Required work → Below is a listing. Return the lines from the one that contains "Generate a Python" to the one that contains "fig.patch.set_facecolor('white')", both ends included, verbatim and with no pictures.

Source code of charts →
-.-.-

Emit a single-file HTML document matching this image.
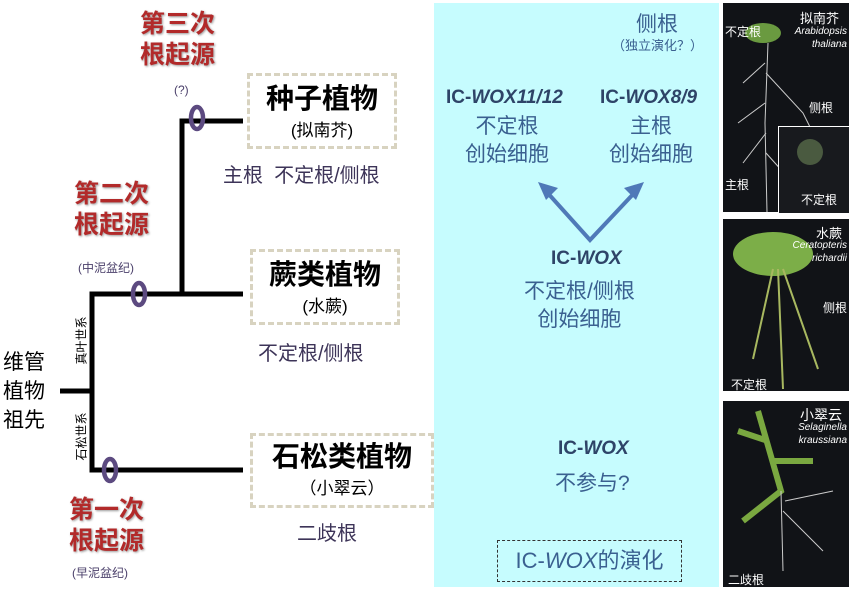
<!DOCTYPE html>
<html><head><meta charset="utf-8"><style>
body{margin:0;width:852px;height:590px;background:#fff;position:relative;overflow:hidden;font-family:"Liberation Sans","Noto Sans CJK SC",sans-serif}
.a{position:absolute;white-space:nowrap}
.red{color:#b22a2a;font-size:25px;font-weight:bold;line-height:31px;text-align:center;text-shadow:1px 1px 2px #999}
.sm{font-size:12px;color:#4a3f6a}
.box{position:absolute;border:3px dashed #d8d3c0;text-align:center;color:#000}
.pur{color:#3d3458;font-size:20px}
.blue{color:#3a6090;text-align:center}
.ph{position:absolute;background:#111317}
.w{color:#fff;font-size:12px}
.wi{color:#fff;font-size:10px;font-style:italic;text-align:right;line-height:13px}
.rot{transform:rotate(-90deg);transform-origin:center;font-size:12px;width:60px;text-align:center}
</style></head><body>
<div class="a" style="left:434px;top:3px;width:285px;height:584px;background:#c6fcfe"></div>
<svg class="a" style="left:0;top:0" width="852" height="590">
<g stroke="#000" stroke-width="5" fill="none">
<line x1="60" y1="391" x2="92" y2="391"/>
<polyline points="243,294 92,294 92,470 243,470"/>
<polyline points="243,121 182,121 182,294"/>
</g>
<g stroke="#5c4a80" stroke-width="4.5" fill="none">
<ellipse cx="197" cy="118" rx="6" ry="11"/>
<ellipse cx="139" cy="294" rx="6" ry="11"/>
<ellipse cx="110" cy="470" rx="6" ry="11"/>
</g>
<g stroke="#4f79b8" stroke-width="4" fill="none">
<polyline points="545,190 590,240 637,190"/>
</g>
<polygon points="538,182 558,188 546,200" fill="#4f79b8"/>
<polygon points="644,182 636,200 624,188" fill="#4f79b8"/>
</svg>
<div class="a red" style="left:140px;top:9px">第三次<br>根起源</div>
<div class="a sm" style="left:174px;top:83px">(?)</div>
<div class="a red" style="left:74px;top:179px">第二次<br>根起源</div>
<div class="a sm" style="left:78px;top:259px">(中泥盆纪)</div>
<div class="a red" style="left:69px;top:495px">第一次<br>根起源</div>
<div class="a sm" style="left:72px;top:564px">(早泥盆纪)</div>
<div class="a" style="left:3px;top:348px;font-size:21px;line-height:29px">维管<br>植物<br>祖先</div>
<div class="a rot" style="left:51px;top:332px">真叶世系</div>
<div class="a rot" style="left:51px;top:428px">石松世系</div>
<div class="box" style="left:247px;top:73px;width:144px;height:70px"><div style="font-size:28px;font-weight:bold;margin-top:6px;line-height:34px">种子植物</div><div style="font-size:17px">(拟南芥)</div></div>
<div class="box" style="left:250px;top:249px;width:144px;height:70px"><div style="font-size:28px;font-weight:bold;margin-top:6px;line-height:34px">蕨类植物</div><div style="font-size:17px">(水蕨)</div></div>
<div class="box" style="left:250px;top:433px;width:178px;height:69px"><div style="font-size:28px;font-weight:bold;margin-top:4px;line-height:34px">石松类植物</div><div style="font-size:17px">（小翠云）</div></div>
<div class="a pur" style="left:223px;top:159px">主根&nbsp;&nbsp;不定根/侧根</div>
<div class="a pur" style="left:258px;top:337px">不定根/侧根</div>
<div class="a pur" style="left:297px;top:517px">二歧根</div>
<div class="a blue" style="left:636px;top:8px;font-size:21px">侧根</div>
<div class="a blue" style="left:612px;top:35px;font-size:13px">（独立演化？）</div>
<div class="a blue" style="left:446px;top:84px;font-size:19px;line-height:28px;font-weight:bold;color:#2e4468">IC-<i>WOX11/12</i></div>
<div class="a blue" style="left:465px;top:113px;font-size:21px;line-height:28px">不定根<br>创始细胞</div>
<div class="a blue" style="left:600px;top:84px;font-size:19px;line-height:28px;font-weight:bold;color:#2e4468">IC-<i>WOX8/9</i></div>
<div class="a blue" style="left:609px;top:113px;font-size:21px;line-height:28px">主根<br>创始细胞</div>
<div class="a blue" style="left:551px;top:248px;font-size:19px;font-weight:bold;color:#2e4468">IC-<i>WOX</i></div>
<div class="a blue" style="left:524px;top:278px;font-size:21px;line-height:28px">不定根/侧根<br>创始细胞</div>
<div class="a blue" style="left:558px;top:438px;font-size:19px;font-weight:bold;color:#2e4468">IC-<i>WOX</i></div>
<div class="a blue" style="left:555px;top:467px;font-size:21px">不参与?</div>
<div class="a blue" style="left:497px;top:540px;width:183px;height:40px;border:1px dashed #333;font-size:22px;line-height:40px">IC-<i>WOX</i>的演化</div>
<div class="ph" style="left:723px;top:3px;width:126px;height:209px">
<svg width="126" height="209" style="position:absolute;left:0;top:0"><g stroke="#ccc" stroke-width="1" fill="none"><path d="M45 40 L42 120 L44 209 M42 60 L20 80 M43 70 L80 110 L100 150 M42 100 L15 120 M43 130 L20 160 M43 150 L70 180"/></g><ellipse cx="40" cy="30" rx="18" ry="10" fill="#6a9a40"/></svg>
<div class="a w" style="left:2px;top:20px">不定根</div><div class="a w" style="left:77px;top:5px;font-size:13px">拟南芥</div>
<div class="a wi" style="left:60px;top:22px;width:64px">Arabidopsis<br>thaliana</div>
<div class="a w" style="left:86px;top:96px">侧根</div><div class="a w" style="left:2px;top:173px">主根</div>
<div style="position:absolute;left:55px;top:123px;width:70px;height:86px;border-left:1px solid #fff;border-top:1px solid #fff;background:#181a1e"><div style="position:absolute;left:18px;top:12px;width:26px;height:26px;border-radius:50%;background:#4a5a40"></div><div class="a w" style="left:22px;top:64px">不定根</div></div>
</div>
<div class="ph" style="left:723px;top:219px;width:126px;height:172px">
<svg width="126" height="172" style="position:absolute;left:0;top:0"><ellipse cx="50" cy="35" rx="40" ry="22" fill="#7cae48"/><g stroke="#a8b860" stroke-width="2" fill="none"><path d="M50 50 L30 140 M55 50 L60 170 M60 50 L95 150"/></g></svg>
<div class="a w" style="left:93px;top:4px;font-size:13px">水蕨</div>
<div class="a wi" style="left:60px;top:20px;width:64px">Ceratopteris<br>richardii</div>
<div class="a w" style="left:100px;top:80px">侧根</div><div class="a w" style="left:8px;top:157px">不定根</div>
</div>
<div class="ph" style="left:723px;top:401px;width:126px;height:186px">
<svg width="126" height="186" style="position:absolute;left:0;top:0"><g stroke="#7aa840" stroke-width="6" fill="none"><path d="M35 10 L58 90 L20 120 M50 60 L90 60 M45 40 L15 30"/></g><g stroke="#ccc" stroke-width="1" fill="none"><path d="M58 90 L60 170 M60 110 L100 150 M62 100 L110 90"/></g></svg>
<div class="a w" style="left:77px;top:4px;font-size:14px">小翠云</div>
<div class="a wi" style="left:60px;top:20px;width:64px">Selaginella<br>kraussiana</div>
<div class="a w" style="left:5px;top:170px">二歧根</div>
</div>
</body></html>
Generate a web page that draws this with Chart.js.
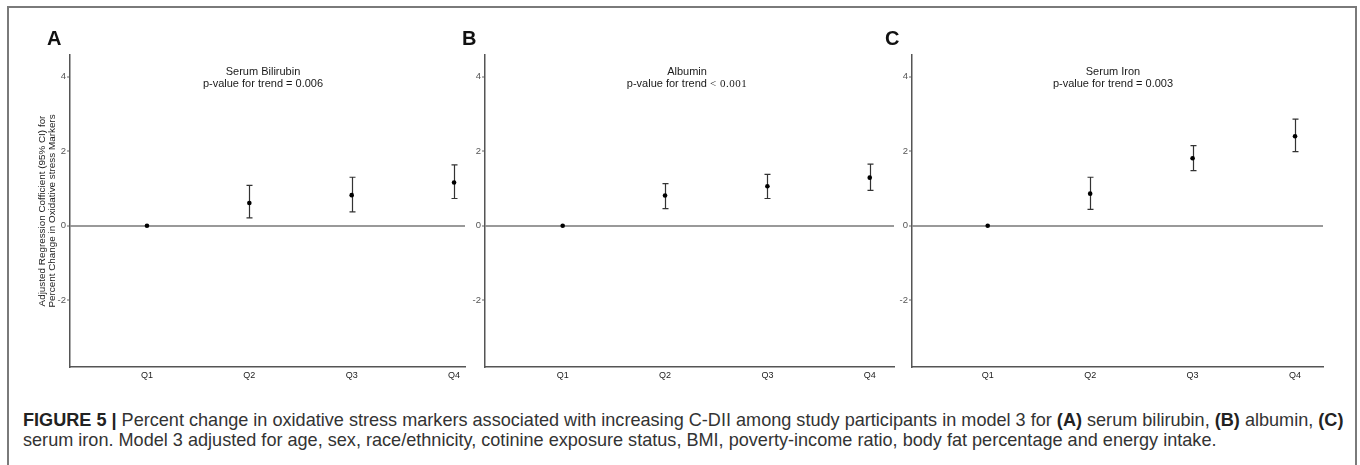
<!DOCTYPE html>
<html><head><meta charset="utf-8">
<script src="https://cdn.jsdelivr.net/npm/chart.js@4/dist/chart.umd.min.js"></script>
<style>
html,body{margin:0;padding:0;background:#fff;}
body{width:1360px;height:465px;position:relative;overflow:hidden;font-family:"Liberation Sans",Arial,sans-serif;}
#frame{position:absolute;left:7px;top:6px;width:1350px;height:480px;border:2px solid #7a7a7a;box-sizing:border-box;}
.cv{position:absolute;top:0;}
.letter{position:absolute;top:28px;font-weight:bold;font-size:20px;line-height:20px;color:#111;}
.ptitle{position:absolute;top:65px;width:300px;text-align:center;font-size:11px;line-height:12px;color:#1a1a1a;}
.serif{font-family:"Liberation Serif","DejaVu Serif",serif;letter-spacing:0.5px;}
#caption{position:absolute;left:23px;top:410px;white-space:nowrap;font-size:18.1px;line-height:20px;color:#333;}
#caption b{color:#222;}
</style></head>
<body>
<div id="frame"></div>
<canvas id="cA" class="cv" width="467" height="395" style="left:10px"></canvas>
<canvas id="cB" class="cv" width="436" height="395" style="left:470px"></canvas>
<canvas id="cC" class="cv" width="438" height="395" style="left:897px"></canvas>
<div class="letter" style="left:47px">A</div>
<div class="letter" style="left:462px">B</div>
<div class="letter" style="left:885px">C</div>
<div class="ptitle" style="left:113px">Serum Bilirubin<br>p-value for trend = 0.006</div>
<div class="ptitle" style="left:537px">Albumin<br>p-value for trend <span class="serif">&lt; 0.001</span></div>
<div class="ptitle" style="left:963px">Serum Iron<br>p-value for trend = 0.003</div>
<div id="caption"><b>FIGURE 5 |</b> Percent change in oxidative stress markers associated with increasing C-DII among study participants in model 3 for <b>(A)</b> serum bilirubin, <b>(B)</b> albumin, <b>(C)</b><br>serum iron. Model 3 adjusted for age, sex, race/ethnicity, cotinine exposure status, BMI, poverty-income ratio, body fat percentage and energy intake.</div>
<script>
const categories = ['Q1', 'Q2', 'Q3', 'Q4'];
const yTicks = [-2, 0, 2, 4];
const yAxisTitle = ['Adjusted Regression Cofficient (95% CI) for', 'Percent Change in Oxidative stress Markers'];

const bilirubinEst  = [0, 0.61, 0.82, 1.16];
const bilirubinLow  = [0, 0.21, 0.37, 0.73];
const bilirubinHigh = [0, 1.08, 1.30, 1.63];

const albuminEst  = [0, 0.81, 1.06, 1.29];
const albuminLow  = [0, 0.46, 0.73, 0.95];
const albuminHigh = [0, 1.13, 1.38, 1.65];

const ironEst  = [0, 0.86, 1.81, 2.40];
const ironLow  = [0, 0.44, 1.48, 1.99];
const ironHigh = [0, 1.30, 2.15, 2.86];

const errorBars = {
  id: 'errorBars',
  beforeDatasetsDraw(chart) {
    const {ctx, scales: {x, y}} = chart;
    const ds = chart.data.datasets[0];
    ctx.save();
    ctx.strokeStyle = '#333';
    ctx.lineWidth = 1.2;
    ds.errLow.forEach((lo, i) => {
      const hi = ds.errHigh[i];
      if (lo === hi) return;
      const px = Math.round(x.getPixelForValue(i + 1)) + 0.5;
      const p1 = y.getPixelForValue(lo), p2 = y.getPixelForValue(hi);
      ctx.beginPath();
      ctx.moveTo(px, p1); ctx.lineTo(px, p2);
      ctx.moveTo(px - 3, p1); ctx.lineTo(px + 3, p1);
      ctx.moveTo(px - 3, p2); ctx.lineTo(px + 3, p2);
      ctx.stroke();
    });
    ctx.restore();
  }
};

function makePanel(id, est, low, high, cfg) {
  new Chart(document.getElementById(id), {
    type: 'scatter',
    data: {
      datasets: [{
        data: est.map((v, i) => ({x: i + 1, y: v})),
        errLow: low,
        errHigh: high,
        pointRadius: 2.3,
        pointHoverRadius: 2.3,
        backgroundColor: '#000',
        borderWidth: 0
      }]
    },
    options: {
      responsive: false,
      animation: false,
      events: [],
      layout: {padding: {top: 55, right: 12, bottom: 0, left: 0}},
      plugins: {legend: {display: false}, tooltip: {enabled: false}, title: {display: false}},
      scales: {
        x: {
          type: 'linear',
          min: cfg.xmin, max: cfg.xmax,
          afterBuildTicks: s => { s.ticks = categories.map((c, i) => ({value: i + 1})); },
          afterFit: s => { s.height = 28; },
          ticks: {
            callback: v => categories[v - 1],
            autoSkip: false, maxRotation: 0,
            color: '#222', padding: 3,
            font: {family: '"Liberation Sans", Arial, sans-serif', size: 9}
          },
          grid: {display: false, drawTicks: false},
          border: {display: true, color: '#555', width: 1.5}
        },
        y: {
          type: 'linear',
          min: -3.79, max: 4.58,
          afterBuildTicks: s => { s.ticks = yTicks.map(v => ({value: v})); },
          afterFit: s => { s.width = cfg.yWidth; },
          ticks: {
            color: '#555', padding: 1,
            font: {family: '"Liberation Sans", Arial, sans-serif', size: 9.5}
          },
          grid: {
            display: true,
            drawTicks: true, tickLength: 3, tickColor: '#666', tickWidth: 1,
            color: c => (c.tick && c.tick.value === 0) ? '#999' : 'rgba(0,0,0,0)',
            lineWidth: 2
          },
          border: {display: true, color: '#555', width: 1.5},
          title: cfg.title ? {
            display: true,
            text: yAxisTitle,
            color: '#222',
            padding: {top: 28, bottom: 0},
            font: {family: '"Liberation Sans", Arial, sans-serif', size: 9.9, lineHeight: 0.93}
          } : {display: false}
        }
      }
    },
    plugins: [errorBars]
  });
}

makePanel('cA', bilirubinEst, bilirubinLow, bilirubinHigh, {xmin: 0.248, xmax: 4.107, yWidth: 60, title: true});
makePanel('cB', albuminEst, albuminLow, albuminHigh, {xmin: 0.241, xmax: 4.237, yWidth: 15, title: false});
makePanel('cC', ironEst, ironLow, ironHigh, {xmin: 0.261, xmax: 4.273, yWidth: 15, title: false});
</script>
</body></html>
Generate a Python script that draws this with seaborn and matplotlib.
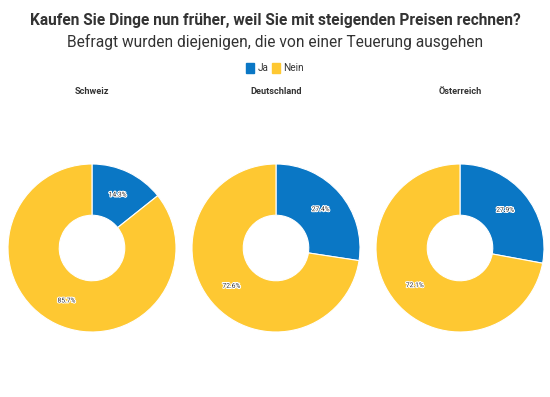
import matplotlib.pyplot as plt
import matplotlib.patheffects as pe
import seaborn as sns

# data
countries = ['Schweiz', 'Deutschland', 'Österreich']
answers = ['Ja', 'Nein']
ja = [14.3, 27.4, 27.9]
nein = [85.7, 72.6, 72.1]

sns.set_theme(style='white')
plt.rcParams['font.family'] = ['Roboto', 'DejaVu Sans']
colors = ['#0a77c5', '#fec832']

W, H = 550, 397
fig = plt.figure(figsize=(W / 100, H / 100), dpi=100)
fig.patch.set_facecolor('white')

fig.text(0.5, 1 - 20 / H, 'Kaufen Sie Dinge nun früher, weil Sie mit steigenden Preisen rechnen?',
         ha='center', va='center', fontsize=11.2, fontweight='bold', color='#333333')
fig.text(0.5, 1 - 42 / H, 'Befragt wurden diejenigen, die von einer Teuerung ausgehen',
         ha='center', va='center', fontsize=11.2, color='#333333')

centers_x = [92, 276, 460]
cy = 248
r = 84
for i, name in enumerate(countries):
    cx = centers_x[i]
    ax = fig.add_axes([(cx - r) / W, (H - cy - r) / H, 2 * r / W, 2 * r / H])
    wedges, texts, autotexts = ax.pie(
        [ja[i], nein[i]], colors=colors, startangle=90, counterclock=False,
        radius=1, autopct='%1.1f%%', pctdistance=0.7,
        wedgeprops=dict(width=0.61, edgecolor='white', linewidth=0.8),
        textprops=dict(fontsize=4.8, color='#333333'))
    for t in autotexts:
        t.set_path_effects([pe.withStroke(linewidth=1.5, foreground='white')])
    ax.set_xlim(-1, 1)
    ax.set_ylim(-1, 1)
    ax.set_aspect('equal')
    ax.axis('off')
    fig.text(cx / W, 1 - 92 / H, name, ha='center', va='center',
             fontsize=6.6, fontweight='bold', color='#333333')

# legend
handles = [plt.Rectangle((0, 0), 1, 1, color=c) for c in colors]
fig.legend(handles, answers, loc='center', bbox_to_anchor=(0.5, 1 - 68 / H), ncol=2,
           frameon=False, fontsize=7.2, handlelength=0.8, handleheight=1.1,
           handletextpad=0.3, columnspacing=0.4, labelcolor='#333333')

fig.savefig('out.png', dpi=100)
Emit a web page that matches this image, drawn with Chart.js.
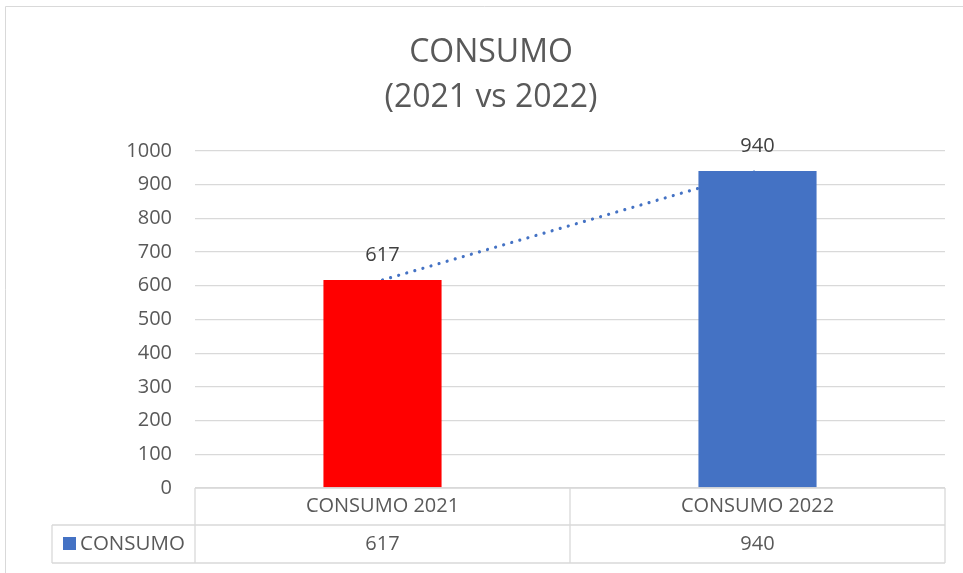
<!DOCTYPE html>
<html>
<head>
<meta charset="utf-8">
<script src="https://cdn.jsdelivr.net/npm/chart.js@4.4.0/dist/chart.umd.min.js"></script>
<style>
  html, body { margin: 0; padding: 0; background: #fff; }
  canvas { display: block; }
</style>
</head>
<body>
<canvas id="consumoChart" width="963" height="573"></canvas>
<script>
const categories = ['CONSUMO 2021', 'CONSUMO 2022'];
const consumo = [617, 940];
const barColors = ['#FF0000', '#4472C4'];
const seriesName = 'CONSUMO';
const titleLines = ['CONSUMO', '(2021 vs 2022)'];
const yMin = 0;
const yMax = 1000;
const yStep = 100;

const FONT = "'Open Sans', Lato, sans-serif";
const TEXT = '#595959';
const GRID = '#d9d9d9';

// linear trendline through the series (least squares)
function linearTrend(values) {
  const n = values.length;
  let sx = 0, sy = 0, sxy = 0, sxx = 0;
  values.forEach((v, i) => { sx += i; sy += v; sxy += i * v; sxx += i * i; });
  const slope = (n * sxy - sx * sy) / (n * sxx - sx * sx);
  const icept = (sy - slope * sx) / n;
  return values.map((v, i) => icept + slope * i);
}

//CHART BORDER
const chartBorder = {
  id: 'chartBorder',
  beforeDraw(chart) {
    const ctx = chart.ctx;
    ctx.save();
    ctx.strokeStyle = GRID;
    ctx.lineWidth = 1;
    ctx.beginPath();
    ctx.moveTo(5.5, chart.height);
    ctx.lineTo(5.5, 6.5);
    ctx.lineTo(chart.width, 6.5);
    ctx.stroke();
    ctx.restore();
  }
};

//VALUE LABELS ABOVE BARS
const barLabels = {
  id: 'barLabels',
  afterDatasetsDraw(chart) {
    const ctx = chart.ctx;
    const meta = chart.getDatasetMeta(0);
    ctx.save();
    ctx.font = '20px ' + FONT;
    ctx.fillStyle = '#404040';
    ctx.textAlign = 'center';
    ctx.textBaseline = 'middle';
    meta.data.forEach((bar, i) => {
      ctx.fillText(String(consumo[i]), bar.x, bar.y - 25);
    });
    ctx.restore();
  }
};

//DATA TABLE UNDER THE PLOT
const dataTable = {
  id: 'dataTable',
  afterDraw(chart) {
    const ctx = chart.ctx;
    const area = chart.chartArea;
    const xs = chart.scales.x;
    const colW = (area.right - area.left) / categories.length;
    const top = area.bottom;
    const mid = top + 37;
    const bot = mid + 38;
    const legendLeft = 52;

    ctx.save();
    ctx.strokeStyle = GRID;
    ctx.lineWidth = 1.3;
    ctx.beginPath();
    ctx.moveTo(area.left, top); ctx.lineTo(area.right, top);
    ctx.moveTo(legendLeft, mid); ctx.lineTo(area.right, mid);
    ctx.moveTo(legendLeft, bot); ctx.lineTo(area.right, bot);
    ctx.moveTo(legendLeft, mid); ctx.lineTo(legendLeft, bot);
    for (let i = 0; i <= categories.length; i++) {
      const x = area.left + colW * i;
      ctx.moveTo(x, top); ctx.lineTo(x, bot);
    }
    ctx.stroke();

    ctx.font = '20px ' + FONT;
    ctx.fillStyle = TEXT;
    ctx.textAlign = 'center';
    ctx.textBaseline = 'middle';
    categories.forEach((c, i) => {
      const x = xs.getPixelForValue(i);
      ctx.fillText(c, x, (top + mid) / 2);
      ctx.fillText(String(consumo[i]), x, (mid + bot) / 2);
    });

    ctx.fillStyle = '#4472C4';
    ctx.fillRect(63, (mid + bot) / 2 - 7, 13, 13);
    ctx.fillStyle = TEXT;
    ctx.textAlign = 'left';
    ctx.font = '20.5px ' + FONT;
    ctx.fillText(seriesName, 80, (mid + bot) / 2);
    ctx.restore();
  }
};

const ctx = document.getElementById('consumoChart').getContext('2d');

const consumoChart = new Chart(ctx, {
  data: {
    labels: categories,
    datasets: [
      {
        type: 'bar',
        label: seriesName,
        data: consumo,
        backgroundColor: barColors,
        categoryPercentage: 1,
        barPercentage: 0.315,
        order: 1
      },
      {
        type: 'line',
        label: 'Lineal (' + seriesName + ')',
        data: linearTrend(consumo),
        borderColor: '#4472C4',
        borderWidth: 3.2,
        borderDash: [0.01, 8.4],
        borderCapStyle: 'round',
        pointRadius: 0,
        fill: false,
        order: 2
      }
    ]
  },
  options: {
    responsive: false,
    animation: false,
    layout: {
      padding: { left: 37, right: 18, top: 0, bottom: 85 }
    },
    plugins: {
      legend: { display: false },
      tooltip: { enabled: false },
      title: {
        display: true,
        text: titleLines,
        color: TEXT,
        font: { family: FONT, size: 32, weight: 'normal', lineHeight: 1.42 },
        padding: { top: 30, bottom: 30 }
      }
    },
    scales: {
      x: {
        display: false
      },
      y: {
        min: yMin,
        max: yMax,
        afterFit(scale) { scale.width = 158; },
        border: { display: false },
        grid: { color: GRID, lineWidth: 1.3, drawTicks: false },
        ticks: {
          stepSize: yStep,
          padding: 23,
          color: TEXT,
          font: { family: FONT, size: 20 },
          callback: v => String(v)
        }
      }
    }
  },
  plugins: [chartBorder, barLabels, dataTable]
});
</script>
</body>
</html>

-.-.-

Solution below →
Generate a Python script that draws this with seaborn and matplotlib.
import matplotlib.pyplot as plt
import matplotlib.patheffects as pe
import seaborn as sns

# data
countries = ['Schweiz', 'Deutschland', 'Österreich']
answers = ['Ja', 'Nein']
ja = [14.3, 27.4, 27.9]
nein = [85.7, 72.6, 72.1]

sns.set_theme(style='white')
plt.rcParams['font.family'] = ['Roboto', 'DejaVu Sans']
colors = ['#0a77c5', '#fec832']

W, H = 550, 397
fig = plt.figure(figsize=(W / 100, H / 100), dpi=100)
fig.patch.set_facecolor('white')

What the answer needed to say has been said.